** start of Information provided **
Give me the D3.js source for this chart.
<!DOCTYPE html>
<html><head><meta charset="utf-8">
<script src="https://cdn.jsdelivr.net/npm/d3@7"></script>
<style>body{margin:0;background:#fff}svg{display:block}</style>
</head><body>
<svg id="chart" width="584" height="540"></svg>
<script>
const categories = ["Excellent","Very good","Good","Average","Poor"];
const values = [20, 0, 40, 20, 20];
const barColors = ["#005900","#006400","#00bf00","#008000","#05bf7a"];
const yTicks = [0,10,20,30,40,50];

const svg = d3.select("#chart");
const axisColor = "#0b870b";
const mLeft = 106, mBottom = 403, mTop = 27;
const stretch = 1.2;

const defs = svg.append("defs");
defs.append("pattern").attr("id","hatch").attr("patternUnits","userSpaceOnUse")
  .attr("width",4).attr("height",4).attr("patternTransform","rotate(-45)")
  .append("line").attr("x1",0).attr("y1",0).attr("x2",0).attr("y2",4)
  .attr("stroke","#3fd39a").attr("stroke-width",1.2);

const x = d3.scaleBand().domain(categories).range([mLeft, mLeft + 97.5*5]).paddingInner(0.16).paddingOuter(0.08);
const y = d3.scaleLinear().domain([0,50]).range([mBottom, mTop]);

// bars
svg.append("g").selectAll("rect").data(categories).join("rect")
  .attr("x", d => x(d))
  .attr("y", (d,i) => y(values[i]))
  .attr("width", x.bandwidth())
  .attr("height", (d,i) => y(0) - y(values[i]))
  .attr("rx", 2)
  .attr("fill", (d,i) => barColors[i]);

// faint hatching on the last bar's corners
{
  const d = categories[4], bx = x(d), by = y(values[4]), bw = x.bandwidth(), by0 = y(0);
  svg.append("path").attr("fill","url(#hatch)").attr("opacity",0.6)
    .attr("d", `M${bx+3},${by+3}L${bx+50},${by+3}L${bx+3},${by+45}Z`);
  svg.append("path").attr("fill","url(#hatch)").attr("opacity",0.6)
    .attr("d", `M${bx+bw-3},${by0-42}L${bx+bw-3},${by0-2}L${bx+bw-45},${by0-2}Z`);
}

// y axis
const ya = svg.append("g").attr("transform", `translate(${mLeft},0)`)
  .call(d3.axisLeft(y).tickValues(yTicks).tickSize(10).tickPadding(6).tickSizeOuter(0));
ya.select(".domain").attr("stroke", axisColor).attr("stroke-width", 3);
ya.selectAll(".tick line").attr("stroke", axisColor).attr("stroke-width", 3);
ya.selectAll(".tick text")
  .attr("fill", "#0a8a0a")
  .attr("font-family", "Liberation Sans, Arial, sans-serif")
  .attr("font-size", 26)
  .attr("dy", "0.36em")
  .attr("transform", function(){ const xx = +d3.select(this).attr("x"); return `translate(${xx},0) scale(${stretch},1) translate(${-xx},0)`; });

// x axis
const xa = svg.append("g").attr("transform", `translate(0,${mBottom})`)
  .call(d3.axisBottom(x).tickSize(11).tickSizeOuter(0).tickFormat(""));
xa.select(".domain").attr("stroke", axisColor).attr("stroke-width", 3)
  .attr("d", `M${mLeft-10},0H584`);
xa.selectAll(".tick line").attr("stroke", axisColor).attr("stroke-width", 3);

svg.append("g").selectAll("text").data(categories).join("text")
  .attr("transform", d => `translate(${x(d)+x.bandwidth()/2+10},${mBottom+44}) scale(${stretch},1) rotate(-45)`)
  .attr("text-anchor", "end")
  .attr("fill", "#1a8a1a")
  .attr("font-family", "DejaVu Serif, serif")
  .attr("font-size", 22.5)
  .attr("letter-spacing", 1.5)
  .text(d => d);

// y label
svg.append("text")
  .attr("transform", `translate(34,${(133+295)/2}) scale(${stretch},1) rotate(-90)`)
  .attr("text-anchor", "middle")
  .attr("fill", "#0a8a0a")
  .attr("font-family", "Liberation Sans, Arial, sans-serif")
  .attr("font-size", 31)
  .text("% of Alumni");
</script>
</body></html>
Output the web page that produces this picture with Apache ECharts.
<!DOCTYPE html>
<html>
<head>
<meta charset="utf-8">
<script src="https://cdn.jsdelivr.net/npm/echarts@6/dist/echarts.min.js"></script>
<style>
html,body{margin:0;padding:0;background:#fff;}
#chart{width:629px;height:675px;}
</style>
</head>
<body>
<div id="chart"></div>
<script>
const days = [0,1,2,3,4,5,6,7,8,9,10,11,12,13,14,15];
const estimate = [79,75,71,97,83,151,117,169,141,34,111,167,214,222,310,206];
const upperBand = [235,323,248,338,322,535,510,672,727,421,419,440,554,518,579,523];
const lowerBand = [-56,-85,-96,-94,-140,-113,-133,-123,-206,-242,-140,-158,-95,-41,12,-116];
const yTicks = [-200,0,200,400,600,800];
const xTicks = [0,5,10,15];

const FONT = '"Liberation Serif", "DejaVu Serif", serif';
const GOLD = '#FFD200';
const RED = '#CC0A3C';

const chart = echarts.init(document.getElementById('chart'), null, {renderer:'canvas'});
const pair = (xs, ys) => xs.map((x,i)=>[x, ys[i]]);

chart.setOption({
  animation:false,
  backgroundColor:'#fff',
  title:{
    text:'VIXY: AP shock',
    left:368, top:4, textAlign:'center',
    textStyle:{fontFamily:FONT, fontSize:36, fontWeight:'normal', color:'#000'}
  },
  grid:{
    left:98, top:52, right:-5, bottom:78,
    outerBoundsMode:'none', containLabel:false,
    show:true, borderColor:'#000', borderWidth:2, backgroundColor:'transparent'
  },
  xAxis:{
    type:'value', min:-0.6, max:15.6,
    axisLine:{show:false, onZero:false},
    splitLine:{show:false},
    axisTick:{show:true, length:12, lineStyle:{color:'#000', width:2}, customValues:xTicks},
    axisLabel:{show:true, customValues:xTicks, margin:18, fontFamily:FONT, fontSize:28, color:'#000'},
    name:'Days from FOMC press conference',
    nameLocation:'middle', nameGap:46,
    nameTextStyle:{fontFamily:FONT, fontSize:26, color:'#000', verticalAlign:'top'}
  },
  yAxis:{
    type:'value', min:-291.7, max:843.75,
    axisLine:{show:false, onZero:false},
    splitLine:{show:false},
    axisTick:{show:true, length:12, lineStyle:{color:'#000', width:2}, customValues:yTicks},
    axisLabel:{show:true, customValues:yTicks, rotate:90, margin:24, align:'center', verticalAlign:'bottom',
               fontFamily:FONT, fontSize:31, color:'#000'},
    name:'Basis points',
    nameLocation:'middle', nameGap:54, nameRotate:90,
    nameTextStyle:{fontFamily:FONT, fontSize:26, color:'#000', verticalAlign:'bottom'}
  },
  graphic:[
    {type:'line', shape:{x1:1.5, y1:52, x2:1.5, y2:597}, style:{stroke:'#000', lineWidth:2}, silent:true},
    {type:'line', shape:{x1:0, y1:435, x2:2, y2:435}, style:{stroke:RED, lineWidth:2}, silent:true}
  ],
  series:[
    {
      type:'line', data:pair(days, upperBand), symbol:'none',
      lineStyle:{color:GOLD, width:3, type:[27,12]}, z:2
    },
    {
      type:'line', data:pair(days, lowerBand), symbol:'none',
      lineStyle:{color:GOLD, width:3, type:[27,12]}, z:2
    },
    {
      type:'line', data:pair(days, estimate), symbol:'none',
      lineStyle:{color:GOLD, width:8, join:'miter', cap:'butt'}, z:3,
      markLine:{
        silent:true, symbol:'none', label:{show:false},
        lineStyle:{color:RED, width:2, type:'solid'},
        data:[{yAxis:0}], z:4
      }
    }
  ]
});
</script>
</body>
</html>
** end of Information provided **
**Set problem:**
Print, without alteration, the lines from the line with "Output the web" to the line with "const pair = (xs, ys)". Include both of them, and omit every other line.

**Solution below:**
Output the web page that produces this picture with Apache ECharts.
<!DOCTYPE html>
<html>
<head>
<meta charset="utf-8">
<script src="https://cdn.jsdelivr.net/npm/echarts@6/dist/echarts.min.js"></script>
<style>
html,body{margin:0;padding:0;background:#fff;}
#chart{width:629px;height:675px;}
</style>
</head>
<body>
<div id="chart"></div>
<script>
const days = [0,1,2,3,4,5,6,7,8,9,10,11,12,13,14,15];
const estimate = [79,75,71,97,83,151,117,169,141,34,111,167,214,222,310,206];
const upperBand = [235,323,248,338,322,535,510,672,727,421,419,440,554,518,579,523];
const lowerBand = [-56,-85,-96,-94,-140,-113,-133,-123,-206,-242,-140,-158,-95,-41,12,-116];
const yTicks = [-200,0,200,400,600,800];
const xTicks = [0,5,10,15];

const FONT = '"Liberation Serif", "DejaVu Serif", serif';
const GOLD = '#FFD200';
const RED = '#CC0A3C';

const chart = echarts.init(document.getElementById('chart'), null, {renderer:'canvas'});
const pair = (xs, ys) => xs.map((x,i)=>[x, ys[i]]);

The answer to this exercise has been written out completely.